Meski sejauh ini indikator perekonomian nasional relatif aman, menurut dia kondisi ini dapat memburuk jika pemerintah lengah dalam mengantisipasi berbagai kebijakan negara yang menjadi mitra utama seperti Tiongkok, Amerika Serikat, Jepang, dan Eropa.
"Kita harus memperhatikan secara cermat perkembangan ekonomi mitra utama dan global yang tengah menuju resesi agar dampaknya terhadap perekonomian dalam negeri kita bisa dieliminasi semaksimal mungkin. Salah satu kuncinya adalah menjaga pasar dalam negeri dan sikap hati-hati pemerintah dalam mengambil kebijakan," kata Rachmat Gobel, Rabu, 20 Juli 2022.
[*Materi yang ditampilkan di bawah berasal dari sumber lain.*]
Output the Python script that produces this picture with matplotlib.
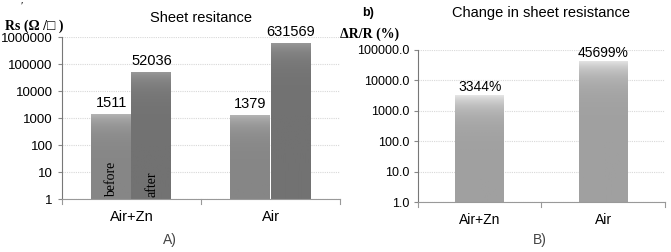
import matplotlib.pyplot as plt
import numpy as np
from matplotlib.colors import LinearSegmentedColormap

# data
groups = ["Air+Zn", "Air"]
before = [1511, 1379]
after = [52036, 631569]
change_pct = [3344, 45699]

left_ticks = [1, 10, 100, 1000, 10000, 100000, 1000000]
right_ticks = [1, 10, 100, 1000, 10000, 100000]

plt.rcParams["font.family"] = ["Liberation Sans", "DejaVu Sans"]


def shade_bars(ax, bars, top, bottom):
    # vertical grey gradient inside each bar, like the original spreadsheet look
    cmap = LinearSegmentedColormap.from_list("g", [bottom, top])
    grad = np.linspace(0, 1, 256).reshape(-1, 1)
    y0 = ax.get_ylim()[0]
    for r in bars:
        r.set_facecolor("none")
        im = ax.imshow(grad, cmap=cmap, origin="lower", aspect="auto",
                       extent=[r.get_x(), r.get_x() + r.get_width(), y0, r.get_height()],
                       zorder=2.5, interpolation="bilinear")
        im.set_clip_path(r)


fig = plt.figure(figsize=(6.71, 2.52), dpi=100)
ax1 = fig.add_axes([0.092, 0.21, 0.415, 0.643])
ax2 = fig.add_axes([0.623, 0.198, 0.368, 0.604])

x = np.arange(len(groups))
w = 0.29

# panel A
b1 = ax1.bar(x - w / 2, before, w, color="#a9a9a9", linewidth=0, zorder=3)
b2 = ax1.bar(x + w / 2, after, w, color="#7f7f7f", linewidth=0, zorder=3)
ax1.set_yscale("log")
ax1.set_ylim(1, 1000000)
ax1.set_xlim(-0.5, 1.5)
shade_bars(ax1, b1, "#bababa", "#868686")
shade_bars(ax1, b2, "#9c9c9c", "#727272")
ax1.set_xlim(-0.5, 1.5)
ax1.set_ylim(1, 1000000)
ax1.set_yticks(left_ticks)
ax1.set_yticklabels([str(t) for t in left_ticks], fontsize=9.5)
ax1.minorticks_off()
ax1.set_xticks(x)
ax1.set_xticklabels(groups, fontsize=10.5)
ax1.tick_params(axis="x", length=0, pad=8)
ax1.tick_params(axis="y", length=3, color="#888888")
for bars in (b1, b2):
    for r in bars:
        h = r.get_height()
        ax1.text(r.get_x() + r.get_width() / 2, h * 1.35, f"{h:d}",
                 ha="center", va="bottom", fontsize=10.5)
ax1.text(b1[0].get_x() + w / 2, 1.15, "before", rotation=90, ha="center",
         va="bottom", fontsize=10, family="Liberation Serif", zorder=4)
ax1.text(b2[0].get_x() + w / 2, 1.15, "after", rotation=90, ha="center",
         va="bottom", fontsize=10, family="Liberation Serif", zorder=4)
ax1.set_title("Sheet resitance", fontsize=10.5, pad=11)

# panel B
w2 = 0.4
b3 = ax2.bar(x, change_pct, w2, color="#c4c4c4", linewidth=0, zorder=3)
ax2.set_yscale("log")
ax2.set_ylim(1, 100000)
ax2.set_xlim(-0.5, 1.5)
shade_bars(ax2, b3, "#ebebeb", "#a0a0a0")
ax2.set_xlim(-0.5, 1.5)
ax2.set_ylim(1, 100000)
ax2.set_yticks(right_ticks)
ax2.set_yticklabels([f"{t:.1f}" for t in right_ticks], fontsize=9)
ax2.minorticks_off()
ax2.set_xticks(x)
ax2.set_xticklabels(groups, fontsize=10)
ax2.tick_params(axis="x", length=0, pad=8)
ax2.tick_params(axis="y", length=3, color="#888888")
for r in b3:
    h = r.get_height()
    ax2.text(r.get_x() + r.get_width() / 2, h * 1.05, f"{h:d}%",
             ha="center", va="bottom", fontsize=10)
ax2.set_title("Change in sheet resistance", fontsize=10.5, pad=24)

for ax in (ax1, ax2):
    ax.grid(axis="y", color="#d8d8d8", linestyle=(0, (1, 1)), linewidth=0.8, zorder=0)
    for s in ("top", "right"):
        ax.spines[s].set_visible(False)
    ax.spines["left"].set_color("#777777")
    ax.spines["bottom"].set_color("#999999")
    # group separator ticks on the category axis
    for xs in (-0.5, 0.5, 1.5):
        ax.plot([xs, xs], [0, -0.03], transform=ax.get_xaxis_transform(),
                color="#999999", lw=0.8, clip_on=False)

fig.text(0.008, 0.88, "Rs (Ω /□ )", fontsize=10, fontweight="bold",
         family="Liberation Serif")
fig.text(0.03, 0.965, "′", fontsize=8, family="Liberation Serif")
fig.text(0.507, 0.85, "ΔR/R (%)", fontsize=10, fontweight="bold",
         family="Liberation Serif")
fig.text(0.54, 0.935, "b)", fontsize=9, fontweight="bold")
fig.text(0.253, 0.03, "A)", fontsize=10, ha="center", color="#444444")
fig.text(0.805, 0.03, "B)", fontsize=10, ha="center", color="#444444")

fig.savefig("out.png", dpi=100)
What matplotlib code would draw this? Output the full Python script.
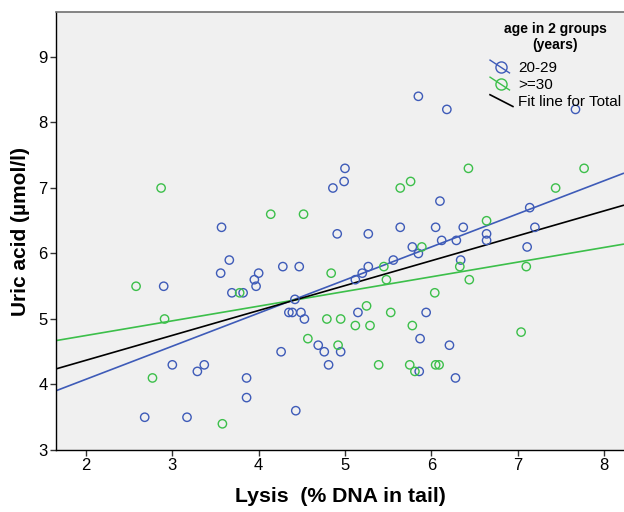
import matplotlib
matplotlib.use("Agg")
import matplotlib.pyplot as plt
import numpy as np
from matplotlib.lines import Line2D
from matplotlib.legend_handler import HandlerBase

plt.rcParams['font.family'] = ['Liberation Sans', 'DejaVu Sans']

# ---- data ----
blue_x = [7.67, 5.85, 6.18, 5.00, 4.99, 4.86, 6.10, 4.91, 5.27, 5.64, 6.05, 5.78, 5.85, 6.12, 6.29,
          5.56, 5.27, 5.20, 4.28, 4.47, 5.12, 4.00, 6.34, 7.14, 6.37, 6.64, 6.64, 7.20, 7.11, 3.57,
          3.66, 3.56, 3.95, 3.97, 2.90, 3.69, 3.82, 3.00, 3.37, 3.29, 3.86, 3.86, 2.68, 3.17, 4.42,
          4.35, 4.39, 4.49, 4.53, 5.15, 5.94, 5.87, 4.69, 6.21, 4.26, 4.76, 4.95, 4.81, 5.86, 6.28,
          4.43]
blue_y = [8.2, 8.4, 8.2, 7.3, 7.1, 7.0, 6.8, 6.3, 6.3, 6.4, 6.4, 6.1, 6.0, 6.2, 6.2,
          5.9, 5.8, 5.7, 5.8, 5.8, 5.6, 5.7, 5.9, 6.7, 6.4, 6.3, 6.2, 6.4, 6.1, 6.4,
          5.9, 5.7, 5.6, 5.5, 5.5, 5.4, 5.4, 4.3, 4.3, 4.2, 4.1, 3.8, 3.5, 3.5, 5.3,
          5.1, 5.1, 5.1, 5.0, 5.1, 5.1, 4.7, 4.6, 4.6, 4.5, 4.5, 4.5, 4.3, 4.2, 4.1,
          3.6]
green_x = [5.76, 5.64, 4.14, 4.52, 5.89, 5.45, 4.84, 5.48, 6.33, 6.43, 7.77, 7.44, 6.64, 7.10,
           6.44, 2.87, 2.58, 3.78, 2.91, 2.77, 3.58, 6.04, 5.25, 5.53, 4.79, 4.95, 5.12, 5.29,
           5.78, 4.57, 4.92, 5.39, 5.75, 6.05, 6.09, 5.81, 7.04]
green_y = [7.1, 7.0, 6.6, 6.6, 6.1, 5.8, 5.7, 5.6, 5.8, 7.3, 7.3, 7.0, 6.5, 5.8,
           5.6, 7.0, 5.5, 5.4, 5.0, 4.1, 3.4, 5.4, 5.2, 5.1, 5.0, 5.0, 4.9, 4.9,
           4.9, 4.7, 4.6, 4.3, 4.3, 4.3, 4.3, 4.2, 4.8]

fit_names = ['20-29', '>=30', 'Fit line for Total']
fit_intercepts = [3.07, 4.30, 3.61]
fit_slopes = [0.505, 0.224, 0.380]

x_ticks = [2, 3, 4, 5, 6, 7, 8]
y_ticks = [3, 4, 5, 6, 7, 8, 9]

BLUE = '#3E5BB8'
GREEN = '#3CBF4A'
BLACK = '#000000'

fig = plt.figure(figsize=(6.24, 5.12), dpi=100)
ax = fig.add_axes([56/624, 62/512, 1 - 56/624, 438/512])
ax.set_facecolor('#F0F0F0')

xmin, xmax = 1.6525, 8.232
ymin, ymax = 3.0, 9.687
ax.set_xlim(xmin, xmax)
ax.set_ylim(ymin, ymax)

ax.scatter(blue_x, blue_y, s=36, facecolors='none', edgecolors=BLUE, linewidths=1.0, zorder=3)
ax.scatter(green_x, green_y, s=36, facecolors='none', edgecolors=GREEN, linewidths=1.0, zorder=3)

xs = np.array([xmin, xmax])
for name, b0, b1, c in zip(fit_names, fit_intercepts, fit_slopes, [BLUE, GREEN, BLACK]):
    ax.plot(xs, b0 + b1 * xs, color=c, lw=1.2, zorder=2, solid_capstyle='butt')

ax.set_xticks(x_ticks)
ax.set_yticks(y_ticks)
ax.tick_params(axis='both', direction='out', length=4, width=1, labelsize=12, pad=2, color='#333333')
for s in ['left', 'bottom']:
    ax.spines[s].set_color('#000000')
    ax.spines[s].set_linewidth(1.0)
ax.spines['top'].set_color('#707070')
ax.spines['top'].set_linewidth(1.2)
ax.spines['right'].set_visible(False)

ax.set_xlabel('Lysis  (% DNA in tail)', fontsize=15.3, fontweight='bold', labelpad=10)
ax.set_ylabel('Uric acid (\u00b5mol/l)', fontsize=15, fontweight='bold', labelpad=6)


class HandlerCircleLine(HandlerBase):
    def __init__(self, color, circle=True):
        super().__init__()
        self.color = color
        self.circle = circle

    def create_artists(self, legend, orig_handle, xdescent, ydescent, width, height, fontsize, trans):
        x0, x1 = -xdescent, width - xdescent
        y0, y1 = -ydescent, height - ydescent
        arts = []
        if self.circle:
            ln = Line2D([x0, x1 - 0.15 * width], [y1 + 0.1 * height, y0 - 0.1 * height],
                        color=self.color, lw=1.0, transform=trans)
            arts.append(ln)
            cx = (x0 + x1) / 2
            cy = (y0 + y1) / 2
            mk = Line2D([cx], [cy], marker='o', ms=8, mfc='none', mec=self.color, mew=1.0,
                        linestyle='none', transform=trans)
            arts.append(mk)
        else:
            ln = Line2D([x0, x1], [y1 + 0.05 * height, y0 - 0.05 * height],
                        color=self.color, lw=1.2, transform=trans)
            arts.append(ln)
        return arts


h1 = Line2D([], [], color=BLUE)
h2 = Line2D([], [], color=GREEN)
h3 = Line2D([], [], color=BLACK)
leg = ax.legend([h1, h2, h3], fit_names, loc='upper right', bbox_to_anchor=(1.0, 0.985),
                frameon=False, fontsize=11, title='age in 2 groups\n(years)',
                title_fontproperties={'weight': 'bold', 'size': 10},
                handler_map={h1: HandlerCircleLine(BLUE), h2: HandlerCircleLine(GREEN),
                             h3: HandlerCircleLine(BLACK, circle=False)},
                handlelength=1.5, handletextpad=0.32, labelspacing=0.2, borderaxespad=0.0,
                borderpad=0.2)
leg.get_title().set_multialignment('center')
leg._legend_box.sep = 6.5

fig.savefig('out.png', dpi=100, facecolor='white')
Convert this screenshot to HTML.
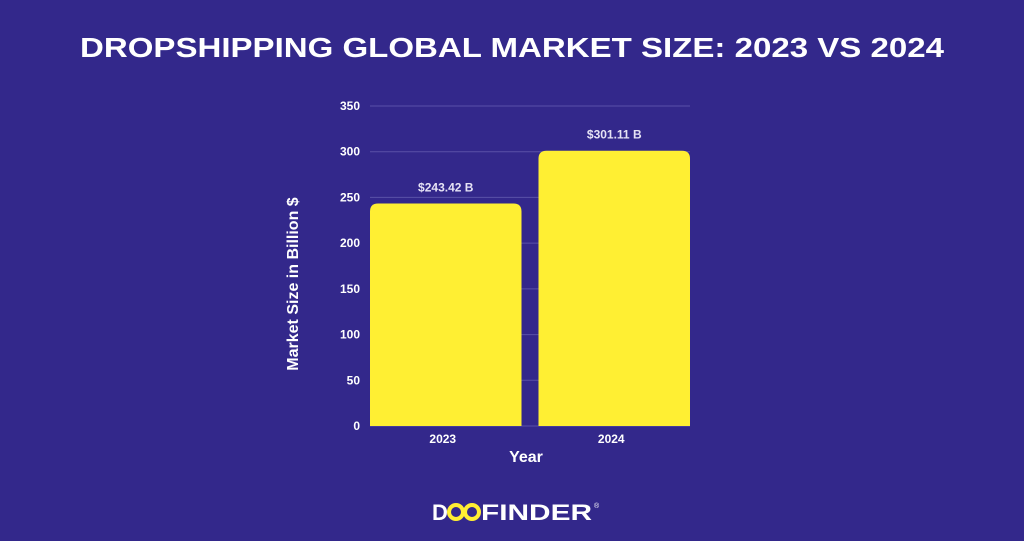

Indikator makroekonomi terkendali
Sejauh ini, perkembangan indikator makro perekonomian memang masih terkendali. Meski secara umum laju inflasi secara year on year (yoy) per Juni lalu sudah mencapai 4,35 persen, namun laju inflasi inti masih terkendali yaitu sekitar 2,63 persen.Pertumbuhan ekonomi Indonesia juga masih relatif tinggi. Pertumbuhan pada kuartal pertama tahun ini mencapai 5,01 persen dan sampai semester I diperkirakan 4,9-5,2 persen.
Pada neraca perdagangan, tren positif masih tetap berlanjut, seperti bisa dilihat pada semester I-2022 terjadi surplus sebesar USD24,80 miliar atau naik 110,22 persen dibandingkan dengan periode yang sama pada 2021. Surplus ini berasal dari meningkatnya total ekspor sebesar 37,11 persen yaitu dari USD102,883 miliar pada semester I-2021 menjadi USD141,068 miliar pada semester I-2022.
Sementara itu, pada periode yang sama total impor tercatat naik 27,6 persen dari USD91,04 miliar menjadi USD116,18 miliar. Surplus neraca perdagangan tersebut memberi angin segar pada cadangan devisa yang menurut data Bank Indonesia per Mei 2022 lalu tercatat USD135,6 miliar atau cukup untuk membiayai 6,6 bulan impor.
Pencapaian ini cukup membantu terhadap upaya menghadapi tekanan terhadap nilai tukar rupiah. Meski terdepresiasi sekitar 4,14 persen sampai Juni lalu, perkembangan nilai tukar rupiah relatif cukup stabil dibandingkan mata uang negara lain, misalnya India yang terdepresiasi 5,17 persen, Malaysia 5,44 persen, dan Thailand 5,84 persen.
Untuk pelaksanaan APBN 2022, menurut laporan Kementerian Keuangan, pendapatan negara sepanjang semester I mencapai Rp1.317,2 triliun atau tumbuh 48,5 persen secara year on year (yoy) dan telah mencapai 58,1 persen dari target pagu Perpres Nomor 98 Tahun 2022.
Realisasi belanja negara mencapai Rp1.243,6 triliun atau lebih tinggi 6,3 persen dibandingkan periode yang sama tahun lalu, dengan persentase penyerapannya mencapai 40,0 persen terhadap pagu Perpres Nomor 98 Tahun 2022. Dengan perkembangan pendapatan dan belanja negara tersebut, APBN semester I-2022 mencatatkan surplus Rp73,6 triliun atau sekitar 0,39 persen.